Texte intégral
La Provence : le 1er janvier 1999, la SNCM sera confrontée à la concurrence européenne. Quelle est votre position face à cette échéance ?
Jean-Claude Gayssot : Le cabotage doit fonctionner de manière saine et ne pas être soumis au jumping qui écrémerait le marché en ouvrant les lignes quand elles sont rentables et aboutirait à des réductions drastiques quand il y a moins de passagers. Face à cette échéance, ma préoccupation est d'éviter d'inutiles perturbations, d'assurer une meilleure desserte de l’île, avec ou sans armements étrangers, et d'inciter les compagnies françaises à confirmer leur utilité en démontrant leur qualité de service.
La Provence : L'autre échéance majeure pour la SNCM est la fin du contrat de service public, le 31 décembre 2001. Le risque de voir la compagnie nationale écartée au profit d'un repreneur est-il réel ?
Jean-Claude Gayssot : Je ne me situe pas dans cette perspective… Elle aurait des conséquences négatives pour les salariés de la SNCM et dangereuses pour la Corse. Attention à ne pas lâcher la proie pour l'ombre. La SNCM emploie une centaine d'agents et un demi-millier d'officier et marins résidant dans l’île. Ses dépenses locales représentent près de 400 millions de francs.
La Provence : Comment voyez-vous l'avenir de la SNCM dont la situation financière n'est pas brillante ?
Jean-Claude Gayssot : Je ne dirais pas que tout va bien, mais qualifier la situation de dramatique me paraît excessif et injuste. La SNCM a fait des efforts ces dernières années, en réduisant notamment ses effectifs. Quant aux difficultés financières, elles sont le fait de la chute du trafic, d'une charge financière élevée et de la décision de l'Office de transport de la Corse de plafonner sa subvention. La SNCM serait en droit de demander une compensation financière, conformément aux dispositions de la convention. La SNCM n'a pas vocation à être déficitaire. La question de son retour à l'équilibre est donc posée.
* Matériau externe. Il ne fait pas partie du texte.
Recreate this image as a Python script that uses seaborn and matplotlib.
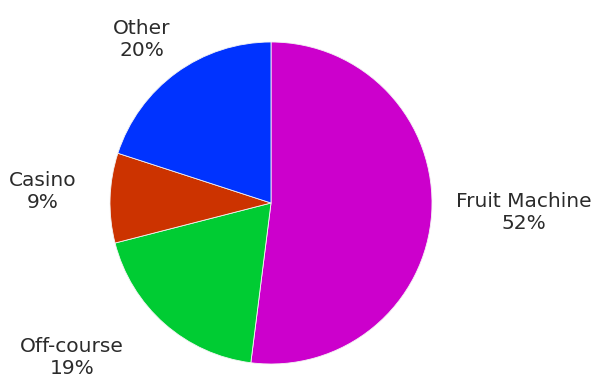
import matplotlib
matplotlib.use("Agg")
import matplotlib.pyplot as plt
import seaborn as sns
import numpy as np

categories = ["Fruit Machine", "Off-course", "Casino", "Other"]
shares = [52, 19, 9, 20]
colors = ["#CC00CC", "#00CC33", "#CC3300", "#0033FF"]

sns.set_theme(style="white")
plt.rcParams['font.family'] = ['DejaVu Sans']

W, H = 599, 378
cx, cy, R = 271, 203, 161
fig = plt.figure(figsize=(W / 100, H / 100), dpi=100)
ax = fig.add_axes([0, 0, 1, 1])

wedges, _ = ax.pie(shares, colors=colors, startangle=90, counterclock=False,
                   radius=1.0, wedgeprops=dict(linewidth=0.6, edgecolor="#f4f4f4"))

ax.set_aspect('auto')
ax.set_xlim(-cx / R, (W - cx) / R)
ax.set_ylim(-(H - cy) / R, cy / R)
ax.axis('off')

# label distances (in radii) and small angle tweaks, per wedge
label_dist = [1.573, 1.567, 1.418, 1.296]
angle_shift = [1.34, -10.7, -1.2, 2.2]
for w, name, s, d, da in zip(wedges, categories, shares, label_dist, angle_shift):
    mid = np.deg2rad((w.theta1 + w.theta2) / 2 + da)
    ax.text(d * np.cos(mid), d * np.sin(mid), f"{name}\n{s}%",
            ha="center", va="center", fontsize=14.5, color="#2b2b2b",
            linespacing=1.2)

fig.savefig("out.png", dpi=100)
La Provence : On parle d'une compagnie régionale dont le capital serait ouvert aux régions corses et PACA. Y seriez-vous favorable ?
Jean-Claude Gayssot : L'idée me paraît tout à fait intéressante. Je note d'ailleurs que l’Office des transports envisage de participer au financement des prochains navires autrement que par le seul versement d'une subvention. Cela traduit une volonté d'être partie prenante non seulement dans le choix et l'affectation mais aussi dans la propriété des navires.
La Provence: Certains affirment que les intérêts de la Corse et de Marseille sont antagonistes et ne peuvent être confondus. Partagez-vous ce sentiment ?
Jean-Claude Gayssot : Je suis sûr que les intérêts des uns et des autres se rejoignent. Et lorsqu'il y a des différences d'appréciation, ce qui m'intéresse est d'agir en concertation avec les intéressés. Je n'ignore pas le sentiment d'injustice qu’éprouvent les corses en cas de conflit à la SNCM. Je respecte le droit de grève, mais je comprends aussi le mécontentement que ces conflits peuvent provoquer. Je sais aussi que de nombreux corses considèrent que les choses fonctionnent en leur défaveur. Je crois que l'intérêt de la SNCM « marseillaise » est de développer le tissu de solidarités existant avec la Corse.
La Provence : Expert indépendant, Jean-Paul Pagès vient de vous remettre son rapport. Qu'en pensez-vous ?
Jean-Claude Gayssot : Ce rapport d'étape est utile et instructif. Il fait des propositions intéressantes, mais je n'ai encore pris aucune décision. Ce travail passe par une consultation interministérielle et par l'écoute des acteurs locaux. J'ai l'intention de me rendre à Marseille et en Corse afin d'entendre tous ceux qui sont concernés par ce dossier.